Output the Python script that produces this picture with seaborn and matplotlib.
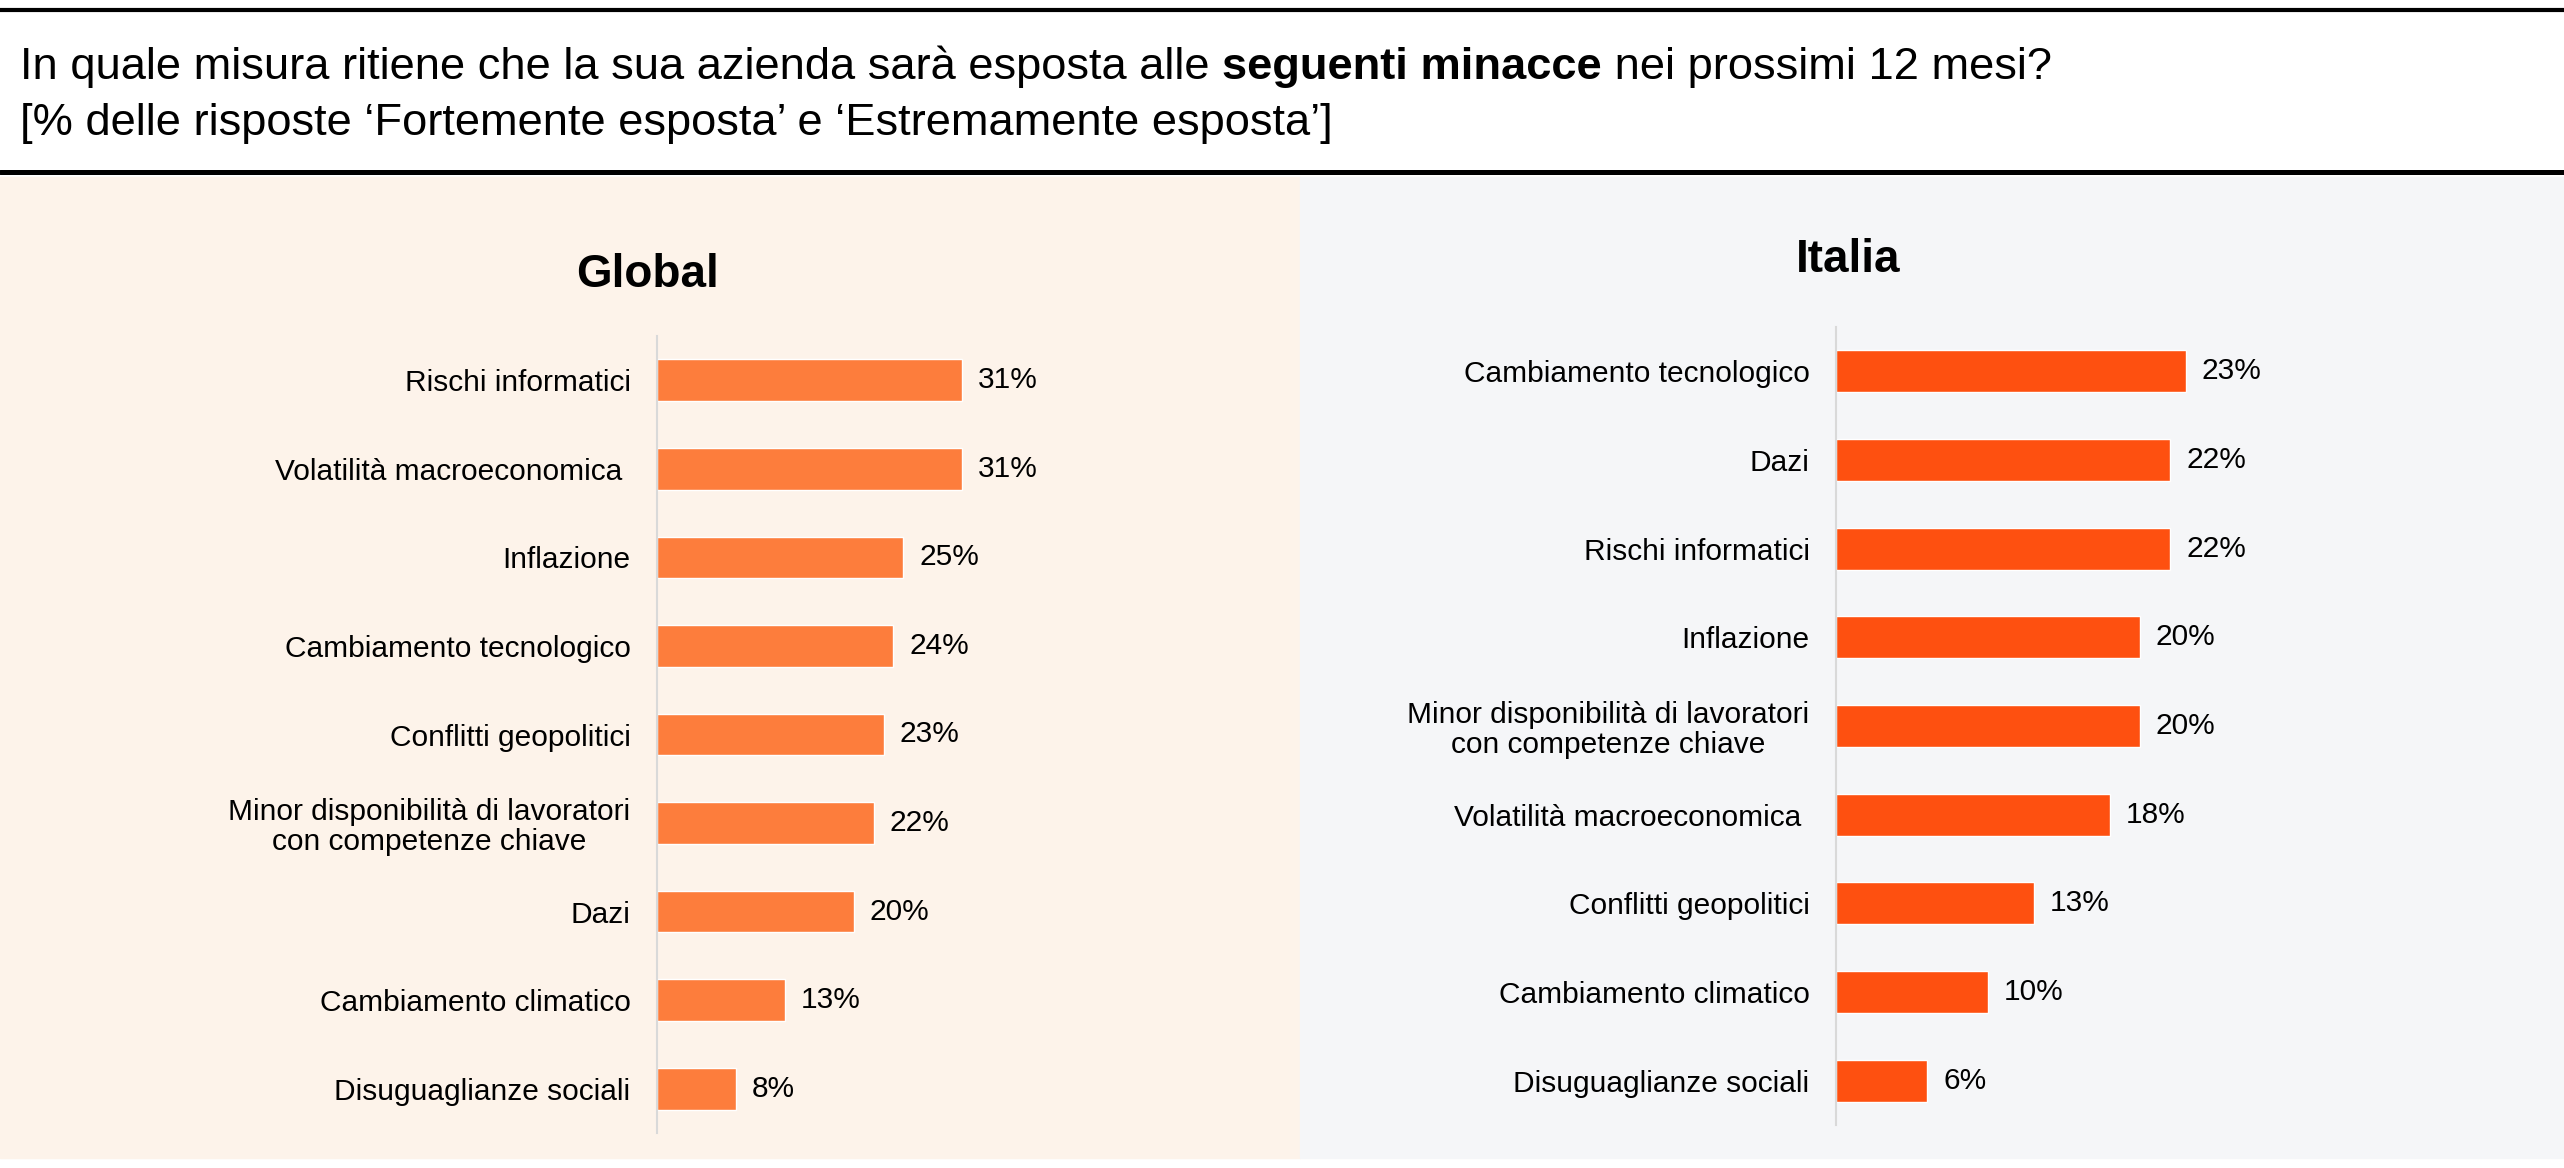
import matplotlib
matplotlib.use("Agg")
import matplotlib.pyplot as plt
import seaborn as sns
import pandas as pd
from matplotlib.patches import Rectangle
from matplotlib.lines import Line2D

# dati
global_labels = ["Rischi informatici", "Volatilità macroeconomica ", "Inflazione",
                 "Cambiamento tecnologico", "Conflitti geopolitici",
                 "Minor disponibilità di lavoratori\ncon competenze chiave",
                 "Dazi", "Cambiamento climatico", "Disuguaglianze sociali"]
global_values = [31, 31, 25, 24, 23, 22, 20, 13, 8]

italia_labels = ["Cambiamento tecnologico", "Dazi", "Rischi informatici", "Inflazione",
                 "Minor disponibilità di lavoratori\ncon competenze chiave",
                 "Volatilità macroeconomica ", "Conflitti geopolitici",
                 "Cambiamento climatico", "Disuguaglianze sociali"]
italia_values = [23, 22, 22, 20, 20, 18, 13, 10, 6]

W, H = 2564, 1168
sns.set_theme(style="white")
plt.rcParams['font.family'] = ['Liberation Sans', 'DejaVu Sans']
plt.rcParams['text.color'] = 'black'

fig = plt.figure(figsize=(W / 100, H / 100), dpi=100, facecolor="white")


def px_rect(x0, y0, x1, y1):
    # pixel box (top-left origin) -> figure fraction [left, bottom, w, h]
    return [x0 / W, 1 - y1 / H, (x1 - x0) / W, (y1 - y0) / H]


# sfondi dei pannelli (sotto gli assi)
fig.patches.append(Rectangle((0, 1 - 1158 / H), 1300 / W, (1158 - 177) / H,
                             transform=fig.transFigure, color="#FDF3EA", zorder=-2))
fig.patches.append(Rectangle((1300 / W, 1 - 1158 / H), (W - 1300) / W, (1158 - 177) / H,
                             transform=fig.transFigure, color="#F5F6F8", zorder=-2))
# linee nere
fig.lines.append(Line2D([0, 1], [1 - 10 / H, 1 - 10 / H], transform=fig.transFigure,
                        color="black", lw=3))
fig.lines.append(Line2D([0, 1], [1 - 172 / H, 1 - 172 / H], transform=fig.transFigure,
                        color="black", lw=3.6))

# titolo con parte in grassetto
fig.canvas.draw()
r = fig.canvas.get_renderer()
tfs = 32.6
y1 = 1 - 79 / H
t = fig.text(20 / W, y1, "In quale misura ritiene che la sua azienda sarà esposta alle ",
             fontsize=tfs, va="baseline", ha="left")
bb = t.get_window_extent(r)
t2 = fig.text(bb.x1 / W, y1, "seguenti minacce", fontsize=tfs, fontweight="bold",
              va="baseline", ha="left")
bb2 = t2.get_window_extent(r)
fig.text(bb2.x1 / W, y1, " nei prossimi 12 mesi?", fontsize=tfs, va="baseline", ha="left")
fig.text(20 / W, 1 - 135 / H, "[% delle risposte ‘Fortemente esposta’ e ‘Estremamente esposta’]",
         fontsize=tfs, va="baseline", ha="left")

panels = [
    (global_labels, global_values, "#FD7D3C", px_rect(657, 336, 657 + 394, 1133), 40,
     "Global", 647, 287),
    (italia_labels, italia_values, "#FE5010", px_rect(1836, 327, 1836 + 456, 1125), 30,
     "Italia", 1848, 272),
]

for labels, values, color, rect, xmax, title, tx, ty in panels:
    ax = fig.add_axes(rect)
    ax.patch.set_alpha(0)
    df = pd.DataFrame({"minaccia": labels, "valore": values})
    sns.barplot(data=df, y="minaccia", x="valore", orient="h", color=color,
                saturation=1, width=0.47, ax=ax)
    ax.set_xlim(0, xmax)
    ax.set_ylim(8.5, -0.5)
    ax.set_xlabel("")
    ax.set_ylabel("")
    ax.set_xticks([])
    for s in ["top", "right", "bottom"]:
        ax.spines[s].set_visible(False)
    ax.spines["left"].set_color("#D9D9D9")
    ax.spines["left"].set_linewidth(1.5)
    ax.tick_params(axis="y", length=0, pad=19, labelsize=21.5, labelcolor="black")
    for lab in ax.get_yticklabels():
        lab.set_multialignment("center")
        lab.set_linespacing(1.1)
    ax.bar_label(ax.containers[0], labels=[f"{v}%" for v in values],
                 padding=11.5, fontsize=21.5, color="black")
    fig.text(tx / W, 1 - ty / H, title, fontsize=33, fontweight="bold",
             ha="center", va="baseline")

fig.savefig("out.png", dpi=100, facecolor="white")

_ _ _

GIVEN INSTRUCTION: Skip the pictures and restate exactly the lines from the beginning of the listing to the line with "from matplotlib.lines import Line2D", that line included.

OUTPUT FOR THIS TASK:
Output the Python script that produces this picture with seaborn and matplotlib.
import matplotlib
matplotlib.use("Agg")
import matplotlib.pyplot as plt
import seaborn as sns
import pandas as pd
from matplotlib.patches import Rectangle
from matplotlib.lines import Line2D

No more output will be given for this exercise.